→ What is asked:
Restate the listing below word for word, omitting any images.

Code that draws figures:
==========
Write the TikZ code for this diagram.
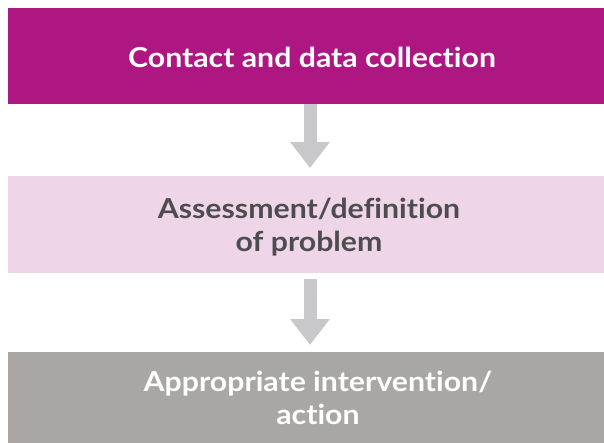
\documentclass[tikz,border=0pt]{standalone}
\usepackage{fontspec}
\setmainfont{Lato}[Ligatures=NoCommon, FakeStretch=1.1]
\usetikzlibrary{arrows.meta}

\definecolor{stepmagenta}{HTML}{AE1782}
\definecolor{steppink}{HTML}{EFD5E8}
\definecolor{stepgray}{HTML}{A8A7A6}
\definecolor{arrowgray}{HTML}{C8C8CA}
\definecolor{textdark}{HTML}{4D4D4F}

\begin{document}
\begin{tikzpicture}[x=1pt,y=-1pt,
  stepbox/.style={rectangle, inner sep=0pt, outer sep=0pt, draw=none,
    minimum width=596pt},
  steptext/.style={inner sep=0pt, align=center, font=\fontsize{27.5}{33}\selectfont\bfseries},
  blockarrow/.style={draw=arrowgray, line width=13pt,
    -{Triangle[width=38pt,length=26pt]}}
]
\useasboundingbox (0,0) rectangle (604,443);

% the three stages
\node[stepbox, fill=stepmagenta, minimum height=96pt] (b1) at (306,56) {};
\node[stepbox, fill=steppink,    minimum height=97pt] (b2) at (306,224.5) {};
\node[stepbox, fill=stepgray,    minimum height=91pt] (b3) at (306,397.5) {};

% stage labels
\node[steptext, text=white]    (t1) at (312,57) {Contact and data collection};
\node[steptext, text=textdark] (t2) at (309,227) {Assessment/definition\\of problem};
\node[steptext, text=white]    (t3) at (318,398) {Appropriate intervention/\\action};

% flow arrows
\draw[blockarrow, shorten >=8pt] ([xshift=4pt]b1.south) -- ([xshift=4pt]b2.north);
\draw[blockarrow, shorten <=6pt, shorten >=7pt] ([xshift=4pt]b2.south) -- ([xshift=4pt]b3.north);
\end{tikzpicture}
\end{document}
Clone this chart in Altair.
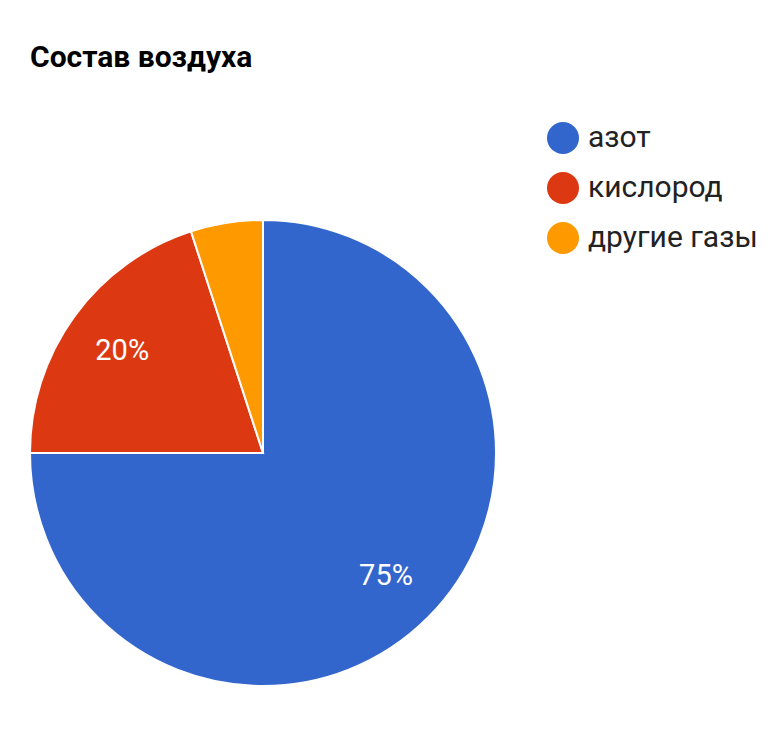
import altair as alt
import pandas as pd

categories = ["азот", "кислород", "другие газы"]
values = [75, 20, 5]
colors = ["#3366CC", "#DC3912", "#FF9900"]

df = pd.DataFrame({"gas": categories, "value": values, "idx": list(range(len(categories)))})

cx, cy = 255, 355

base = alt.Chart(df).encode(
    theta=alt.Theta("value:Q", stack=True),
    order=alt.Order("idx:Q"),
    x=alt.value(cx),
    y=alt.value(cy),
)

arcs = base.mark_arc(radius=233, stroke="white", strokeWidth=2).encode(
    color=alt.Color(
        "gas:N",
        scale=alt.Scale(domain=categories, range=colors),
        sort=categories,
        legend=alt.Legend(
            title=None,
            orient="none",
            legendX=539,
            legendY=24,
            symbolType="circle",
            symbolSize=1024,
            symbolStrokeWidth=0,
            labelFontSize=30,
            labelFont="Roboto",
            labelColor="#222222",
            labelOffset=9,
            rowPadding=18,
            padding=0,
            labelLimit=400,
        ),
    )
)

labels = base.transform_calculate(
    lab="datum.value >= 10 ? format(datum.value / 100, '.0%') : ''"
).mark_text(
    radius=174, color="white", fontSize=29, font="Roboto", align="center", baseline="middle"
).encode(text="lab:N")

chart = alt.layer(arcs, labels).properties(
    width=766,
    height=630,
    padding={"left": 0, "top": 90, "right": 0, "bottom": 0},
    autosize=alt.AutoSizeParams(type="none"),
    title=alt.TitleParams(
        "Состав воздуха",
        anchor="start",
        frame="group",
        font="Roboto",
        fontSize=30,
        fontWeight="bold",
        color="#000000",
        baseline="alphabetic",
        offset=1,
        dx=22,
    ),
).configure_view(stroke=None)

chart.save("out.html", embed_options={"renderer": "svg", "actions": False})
==========
→ Written answer:
Write the TikZ code for this diagram.
\documentclass[tikz,border=0pt]{standalone}
\usepackage{fontspec}
\setmainfont{Lato}[Ligatures=NoCommon, FakeStretch=1.1]
\usetikzlibrary{arrows.meta}

\definecolor{stepmagenta}{HTML}{AE1782}
\definecolor{steppink}{HTML}{EFD5E8}
\definecolor{stepgray}{HTML}{A8A7A6}
\definecolor{arrowgray}{HTML}{C8C8CA}
\definecolor{textdark}{HTML}{4D4D4F}

\begin{document}
\begin{tikzpicture}[x=1pt,y=-1pt,
  stepbox/.style={rectangle, inner sep=0pt, outer sep=0pt, draw=none,
    minimum width=596pt},
  steptext/.style={inner sep=0pt, align=center, font=\fontsize{27.5}{33}\selectfont\bfseries},
  blockarrow/.style={draw=arrowgray, line width=13pt,
    -{Triangle[width=38pt,length=26pt]}}
]
\useasboundingbox (0,0) rectangle (604,443);

% the three stages
\node[stepbox, fill=stepmagenta, minimum height=96pt] (b1) at (306,56) {};
\node[stepbox, fill=steppink,    minimum height=97pt] (b2) at (306,224.5) {};
\node[stepbox, fill=stepgray,    minimum height=91pt] (b3) at (306,397.5) {};

% stage labels
\node[steptext, text=white]    (t1) at (312,57) {Contact and data collection};
\node[steptext, text=textdark] (t2) at (309,227) {Assessment/definition\\of problem};
\node[steptext, text=white]    (t3) at (318,398) {Appropriate intervention/\\action};

% flow arrows
\draw[blockarrow, shorten >=8pt] ([xshift=4pt]b1.south) -- ([xshift=4pt]b2.north);
\draw[blockarrow, shorten <=6pt, shorten >=7pt] ([xshift=4pt]b2.south) -- ([xshift=4pt]b3.north);
\end{tikzpicture}
\end{document}
Clone this chart in Altair.
import altair as alt
import pandas as pd

categories = ["азот", "кислород", "другие газы"]
values = [75, 20, 5]
colors = ["#3366CC", "#DC3912", "#FF9900"]

df = pd.DataFrame({"gas": categories, "value": values, "idx": list(range(len(categories)))})

cx, cy = 255, 355

base = alt.Chart(df).encode(
    theta=alt.Theta("value:Q", stack=True),
    order=alt.Order("idx:Q"),
    x=alt.value(cx),
    y=alt.value(cy),
)

arcs = base.mark_arc(radius=233, stroke="white", strokeWidth=2).encode(
    color=alt.Color(
        "gas:N",
        scale=alt.Scale(domain=categories, range=colors),
        sort=categories,
        legend=alt.Legend(
            title=None,
            orient="none",
            legendX=539,
            legendY=24,
            symbolType="circle",
            symbolSize=1024,
            symbolStrokeWidth=0,
            labelFontSize=30,
            labelFont="Roboto",
            labelColor="#222222",
            labelOffset=9,
            rowPadding=18,
            padding=0,
            labelLimit=400,
        ),
    )
)

labels = base.transform_calculate(
    lab="datum.value >= 10 ? format(datum.value / 100, '.0%') : ''"
).mark_text(
    radius=174, color="white", fontSize=29, font="Roboto", align="center", baseline="middle"
).encode(text="lab:N")

chart = alt.layer(arcs, labels).properties(
    width=766,
    height=630,
    padding={"left": 0, "top": 90, "right": 0, "bottom": 0},
    autosize=alt.AutoSizeParams(type="none"),
    title=alt.TitleParams(
        "Состав воздуха",
        anchor="start",
        frame="group",
        font="Roboto",
        fontSize=30,
        fontWeight="bold",
        color="#000000",
        baseline="alphabetic",
        offset=1,
        dx=22,
    ),
).configure_view(stroke=None)

chart.save("out.html", embed_options={"renderer": "svg", "actions": False})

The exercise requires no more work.